### What is required
Reproduce all of the data below without alteration; exclude every picture.

### Information supplied
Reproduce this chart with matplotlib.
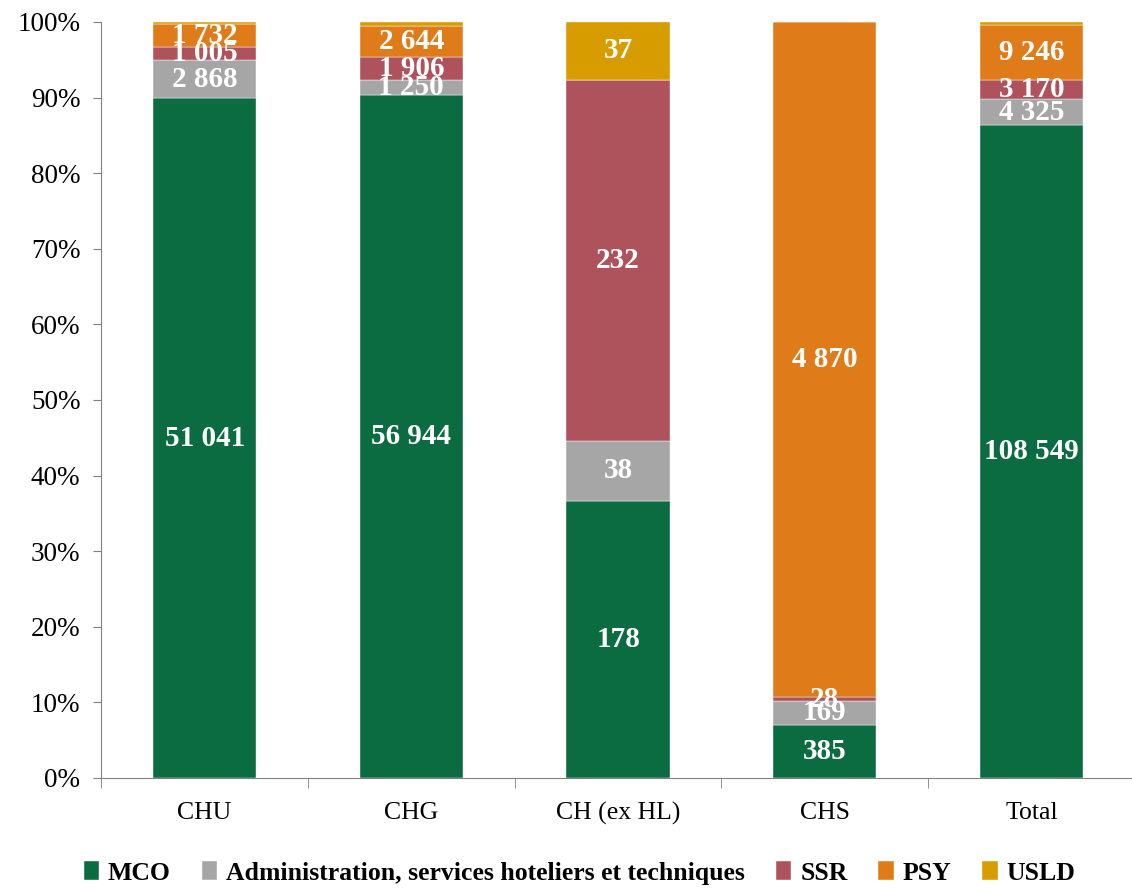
import numpy as np
import matplotlib
matplotlib.use("Agg")
import matplotlib.pyplot as plt
from matplotlib.ticker import FuncFormatter

plt.rcParams['font.family'] = ['Liberation Serif', 'DejaVu Serif']

categories = ["CHU", "CHG", "CH (ex HL)", "CHS", "Total"]
series = ["MCO", "Administration, services hoteliers et techniques", "SSR", "PSY", "USLD"]
mco = [51041, 56944, 178, 385, 108549]
admin = [2868, 1250, 38, 169, 4325]
ssr = [1005, 1906, 232, 28, 3170]
psy = [1732, 2644, 0, 4870, 9246]
usld = [120, 300, 37, 0, 457]
colors = ["#0B6B41", "#A6A6A6", "#AE525C", "#E07B19", "#D69C00"]

data = np.array([mco, admin, ssr, psy, usld], dtype=float)
totals = data.sum(axis=0)
pct = data / totals * 100

def fmt(v):
    return "{:,}".format(int(v)).replace(",", " ")

fig = plt.figure(figsize=(11.32, 8.88), dpi=100)
ax = fig.add_axes([0.0895, 0.1239, 0.913, 0.8514])

x = np.arange(len(categories))
bottom = np.zeros(len(categories))
for i, name in enumerate(series):
    ax.bar(x, pct[i], 0.5, bottom=bottom, color=colors[i], label=name,
           edgecolor="white", linewidth=0.3)
    for j in range(len(categories)):
        # small USLD slices have no label in the original
        if data[i, j] > 0 and (i != 4 or pct[i, j] > 2):
            ax.text(x[j], bottom[j] + pct[i, j] / 2, fmt(data[i, j]),
                    ha="center", va="center", color="white",
                    fontsize=21, fontweight="bold")
    bottom += pct[i]

ax.set_ylim(0, 100)
ax.set_xlim(-0.5, len(categories) - 0.5)
ax.set_yticks(np.arange(0, 101, 10))
ax.yaxis.set_major_formatter(FuncFormatter(lambda v, p: "%d%%" % v))
ax.set_xticks(x)
ax.set_xticklabels(categories)
ax.set_xticks(np.arange(-0.5, len(categories), 1), minor=True)
ax.tick_params(axis="x", which="major", length=0, pad=17, labelsize=18.5)
ax.tick_params(axis="x", which="minor", length=7, color="#808080")
ax.tick_params(axis="y", length=6, color="#808080", labelsize=19.5, pad=9)
for s in ["top", "right"]:
    ax.spines[s].set_visible(False)
ax.spines["left"].set_color("#808080")
ax.spines["bottom"].set_color("#808080")

leg = fig.legend(loc="center", ncol=5, frameon=False, bbox_to_anchor=(0.512, 0.017),
                 handlelength=0.6, handleheight=0.75, handletextpad=0.35, columnspacing=1.2,
                 prop={"size": 18.5, "weight": "bold"})

fig.savefig("out.png", dpi=100)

### Output
Reproduce this chart with matplotlib.
import numpy as np
import matplotlib
matplotlib.use("Agg")
import matplotlib.pyplot as plt
from matplotlib.ticker import FuncFormatter

plt.rcParams['font.family'] = ['Liberation Serif', 'DejaVu Serif']

categories = ["CHU", "CHG", "CH (ex HL)", "CHS", "Total"]
series = ["MCO", "Administration, services hoteliers et techniques", "SSR", "PSY", "USLD"]
mco = [51041, 56944, 178, 385, 108549]
admin = [2868, 1250, 38, 169, 4325]
ssr = [1005, 1906, 232, 28, 3170]
psy = [1732, 2644, 0, 4870, 9246]
usld = [120, 300, 37, 0, 457]
colors = ["#0B6B41", "#A6A6A6", "#AE525C", "#E07B19", "#D69C00"]

data = np.array([mco, admin, ssr, psy, usld], dtype=float)
totals = data.sum(axis=0)
pct = data / totals * 100

def fmt(v):
    return "{:,}".format(int(v)).replace(",", " ")

fig = plt.figure(figsize=(11.32, 8.88), dpi=100)
ax = fig.add_axes([0.0895, 0.1239, 0.913, 0.8514])

x = np.arange(len(categories))
bottom = np.zeros(len(categories))
for i, name in enumerate(series):
    ax.bar(x, pct[i], 0.5, bottom=bottom, color=colors[i], label=name,
           edgecolor="white", linewidth=0.3)
    for j in range(len(categories)):
        # small USLD slices have no label in the original
        if data[i, j] > 0 and (i != 4 or pct[i, j] > 2):
            ax.text(x[j], bottom[j] + pct[i, j] / 2, fmt(data[i, j]),
                    ha="center", va="center", color="white",
                    fontsize=21, fontweight="bold")
    bottom += pct[i]

ax.set_ylim(0, 100)
ax.set_xlim(-0.5, len(categories) - 0.5)
ax.set_yticks(np.arange(0, 101, 10))
ax.yaxis.set_major_formatter(FuncFormatter(lambda v, p: "%d%%" % v))
ax.set_xticks(x)
ax.set_xticklabels(categories)
ax.set_xticks(np.arange(-0.5, len(categories), 1), minor=True)
ax.tick_params(axis="x", which="major", length=0, pad=17, labelsize=18.5)
ax.tick_params(axis="x", which="minor", length=7, color="#808080")
ax.tick_params(axis="y", length=6, color="#808080", labelsize=19.5, pad=9)
for s in ["top", "right"]:
    ax.spines[s].set_visible(False)
ax.spines["left"].set_color("#808080")
ax.spines["bottom"].set_color("#808080")

leg = fig.legend(loc="center", ncol=5, frameon=False, bbox_to_anchor=(0.512, 0.017),
                 handlelength=0.6, handleheight=0.75, handletextpad=0.35, columnspacing=1.2,
                 prop={"size": 18.5, "weight": "bold"})

fig.savefig("out.png", dpi=100)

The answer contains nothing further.